Especially now that Jonah has claimed her. And with Kaif feeling uneasy inside me with his burning jealousy; I’m not sure it would be safe to stay.
Jonah throws his shirt at me, making me look at him. I raise an eyebrow at him, tossing his shirt toward the hamper in the corner. “Kyan, get in the damn bed,” Jonah growls at me before climbing in himself.
Kaif presses under my skin, wanting to sleep here and not go back home, but I am slightly worried. Everything feels different now. Off. I no longer know what to do with myself. I have spent years fighting the bond, and now I just want it back. Only that she is no longer mine now.
Staring down at her, I want nothing more than to hold her, but is it safe to do so?

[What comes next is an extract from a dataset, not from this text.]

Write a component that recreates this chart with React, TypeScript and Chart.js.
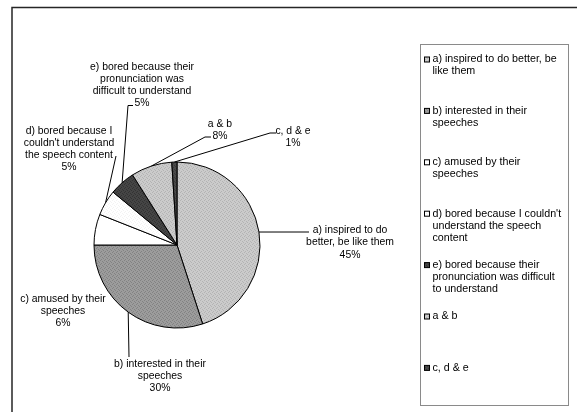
import React, { useEffect, useRef } from "react";
import { Chart, registerables } from "chart.js";

Chart.register(...registerables);

// Survey answers and their share of respondents (%)
const categories = [
  "a) inspired to do better, be like them",
  "b) interested in their speeches",
  "c) amused by their speeches",
  "d) bored because I couldn't understand the speech content",
  "e) bored because their pronunciation was difficult to understand",
  "a & b",
  "c, d & e",
];
const shares = [45, 30, 6, 5, 5, 8, 1];

// Legend entries as they wrap inside the legend box
const legendLines = [
  ["a) inspired to do better, be", "like them"],
  ["b) interested in their", "speeches"],
  ["c) amused by their", "speeches"],
  ["d) bored because I couldn't", "understand the speech", "content"],
  ["e) bored because their", "pronunciation was difficult", "to understand"],
  ["a & b"],
  ["c, d & e"],
];

// Fill tones per slice: [base, grain]
const sliceTones: [string, string][] = [
  ["#cbcbcb", "#b3b3b3"],
  ["#9c9c9c", "#828282"],
  ["#ffffff", "#ffffff"],
  ["#ffffff", "#f3f3f3"],
  ["#454545", "#333333"],
  ["#cbcbcb", "#b3b3b3"],
  ["#4a4a4a", "#383838"],
];

// Data label placement relative to the pie centre (px); end = leader tip relative to label centre
type LabelPlace = { dx: number; dy: number; wrap: number; end?: [number, number]; stub?: number };
const labelPlaces: LabelPlace[] = [
  { dx: 173, dy: -2.5, wrap: 96, end: [-41, -10.5] },
  { dx: -17, dy: 131, wrap: 96, end: [-31, -19] },
  { dx: -114, dy: 66, wrap: 96 },
  { dx: -108, dy: -96, wrap: 96, end: [47, 7] },
  { dx: -35, dy: -160, wrap: 108, end: [-9, 20.5], stub: 5 },
  { dx: 43, dy: -115, wrap: 96, end: [-9, 7], stub: 6 },
  { dx: 116, dy: -108, wrap: 96, end: [-17, -4], stub: 6 },
];

const FONT_FAMILY = '"Liberation Sans", Arial, sans-serif';
const LABEL_SIZE = 10.4;
const LABEL_LINE = 12.2;
const LEGEND_SIZE = 10.7;
const LEGEND_LINE = 12;

function wrapText(ctx: CanvasRenderingContext2D, text: string, width: number): string[] {
  const words = text.split(" ");
  const lines: string[] = [];
  let cur = "";
  for (const w of words) {
    const test = cur ? cur + " " + w : w;
    if (cur && ctx.measureText(test).width > width) {
      lines.push(cur);
      cur = w;
    } else {
      cur = test;
    }
  }
  if (cur) lines.push(cur);
  return lines;
}

function grainPattern(ctx: CanvasRenderingContext2D, base: string, grain: string): CanvasPattern | string {
  const tile = document.createElement("canvas");
  tile.width = 4;
  tile.height = 4;
  const t = tile.getContext("2d");
  if (!t) return base;
  t.fillStyle = base;
  t.fillRect(0, 0, 4, 4);
  t.fillStyle = grain;
  [[0, 0], [2, 1], [1, 3], [3, 2]].forEach(([px, py]) => t.fillRect(px, py, 1, 1));
  return ctx.createPattern(tile, "repeat") || base;
}

const annotate = {
  id: "annotate",
  afterDraw(chart: any) {
    const ctx: CanvasRenderingContext2D = chart.ctx;
    const meta = chart.getDatasetMeta(0);
    const fills = chart.data.datasets[0].backgroundColor as (CanvasPattern | string)[];
    ctx.save();

    // outer chart frame
    ctx.strokeStyle = "#262626";
    ctx.lineWidth = 1.5;
    ctx.beginPath();
    ctx.moveTo(12, chart.height + 2);
    ctx.lineTo(12, 7.5);
    ctx.lineTo(chart.width + 2, 7.5);
    ctx.stroke();

    // data labels with leader lines
    ctx.font = `${LABEL_SIZE}px ${FONT_FAMILY}`;
    ctx.textAlign = "center";
    ctx.textBaseline = "middle";
    ctx.lineWidth = 1;
    ctx.strokeStyle = "#000";
    ctx.fillStyle = "#000";
    meta.data.forEach((arc: any, i: number) => {
      const p = arc.getProps(["x", "y", "startAngle", "endAngle", "outerRadius"], true);
      const place = labelPlaces[i];
      const cx = p.x + place.dx;
      const cy = p.y + place.dy;
      const lines = [...wrapText(ctx, categories[i], place.wrap), `${shares[i]}%`];
      const n = lines.length;
      lines.forEach((ln, k) => {
        ctx.fillText(ln, cx, cy + (k - (n - 1) / 2) * LABEL_LINE);
      });
      if (place.end) {
        const mid = (p.startAngle + p.endAngle) / 2;
        const sx = p.x + Math.cos(mid) * p.outerRadius;
        const sy = p.y + Math.sin(mid) * p.outerRadius;
        const ex = cx + place.end[0];
        const ey = cy + place.end[1];
        ctx.beginPath();
        ctx.moveTo(sx, sy);
        if (place.stub) ctx.lineTo(ex - place.stub, ey);
        ctx.lineTo(ex, ey);
        ctx.stroke();
      }
    });

    // legend box
    const box = { x: 420.5, y: 44.5, w: 148, h: 361 };
    ctx.strokeStyle = "#8a8a8a";
    ctx.lineWidth = 1;
    ctx.strokeRect(box.x, box.y, box.w, box.h);
    ctx.font = `${LEGEND_SIZE}px ${FONT_FAMILY}`;
    ctx.textAlign = "left";
    ctx.textBaseline = "middle";
    const firstY = box.y + 15;
    const step = 51.4;
    legendLines.forEach((item, i) => {
      const y0 = firstY + i * step;
      ctx.fillStyle = fills[i];
      ctx.fillRect(box.x + 4, y0 - 2.5, 5, 5);
      ctx.strokeStyle = "#000";
      ctx.strokeRect(box.x + 4, y0 - 2.5, 5, 5);
      ctx.fillStyle = "#000";
      item.forEach((ln, k) => ctx.fillText(ln, box.x + 12, y0 + k * LEGEND_LINE));
    });

    ctx.restore();
  },
};

export default function App() {
  const canvasRef = useRef<HTMLCanvasElement | null>(null);

  useEffect(() => {
    document.body.style.margin = "0";
    const canvas = canvasRef.current;
    if (!canvas) return;
    const ctx = canvas.getContext("2d");
    if (!ctx) return;
    const fills = sliceTones.map(([b, g]) => grainPattern(ctx, b, g));

    const chart = new Chart(canvas, {
      type: "pie",
      data: {
        labels: categories,
        datasets: [
          {
            data: shares,
            backgroundColor: fills as any,
            borderColor: "#000",
            borderWidth: 1,
            radius: 83,
          } as any,
        ],
      },
      options: {
        responsive: false,
        animation: false,
        devicePixelRatio: 1,
        layout: { padding: { left: 94, right: 317, top: 162, bottom: 84 } },
        plugins: {
          legend: { display: false },
          tooltip: { enabled: false },
          title: { display: false },
        },
      },
      plugins: [annotate],
    });
    return () => chart.destroy();
  }, []);

  return (
    <div style={{ width: 577, height: 412, background: "#fff" }}>
      <canvas ref={canvasRef} width={577} height={412} style={{ display: "block" }} />
    </div>
  );
}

“I will behave, please,” Kaif whines while peering longingly at the bed.
“Kyan, get in the damn bed; I know you want to. She is your mate, too,” Jonah snaps, which gives Kaif a boost because he also wants her.
“Was my mate,” I remind him. I really don’t like how those words sound when they roll off my tongue. Kaif growls at me but says nothing.
“She is still your mate; nothing is preventing you from remarking her. Preferably you this time, though, and not Kaif,” Jonah says before yawning and covering his mouth with his hand. “And you’re still standing there like a damn creeper; if you want I will spoon you,” Jonah offers with a laugh.
Although that actually doesn’t sound half bad, not that I will admit it to him. I’m not exactly known for liking cuddles. Sighing, I move toward the bed, toe off my shoes, and shrug my jacket off.
Jonah watches me while he tucks the blanket around her and sweeps her hair from her face. Her medication really knocks her out. Removing my belt, I let my pants fall when Jonah reaches into his bedside drawer and tosses me a pair of his boxer shorts.
“Seriously?” I ask, catching them. “I would rather go pantless,” I tell him.
“Suit yourself,” Jonah says before rolling on his side and tugging Mara closer so I can squeeze in next to her.
“Ah, are you going to turn the lamp off, or are we sleeping with it on? I promise not to let the bogey man get you,” I tell him, rolling on my side to face Marabella. Jonah sighs, and I peek over the top of her to look at him.
“Jonah, what?” I ask, feeling he is hesitant to ask about whatever is bothering him.
“Marabella wants to mark me. I have been putting it off,” Jonah tells me.
“Why?” I ask him. I half expected him to jump at the idea; Kaif presses forward to find out why he would hold off. Still, he is also jealous, which makes me a little uneasy knowing he is actively listening in.
“One, because of you. I don’t want to upset you. I know you were a little peeved that I marked her,” Jonah states.
“I wasn’t angry; I don’t know what I was feeling. Still don’t know.” I admit, still unsure how I will fit into this bizarre relationship they have going on; it was different when she was mine. I was willing to share; maybe I thought Jonah wouldn’t be now that he has her to himself. “The other reason?” I ask him when he doesn’t continue.
Embarrassment washes through the bond, making me sit up on one elbow to look at him. I have never seen him embarrassed before. He didn’t embarrass easily, usually, he is the one embarrassing me.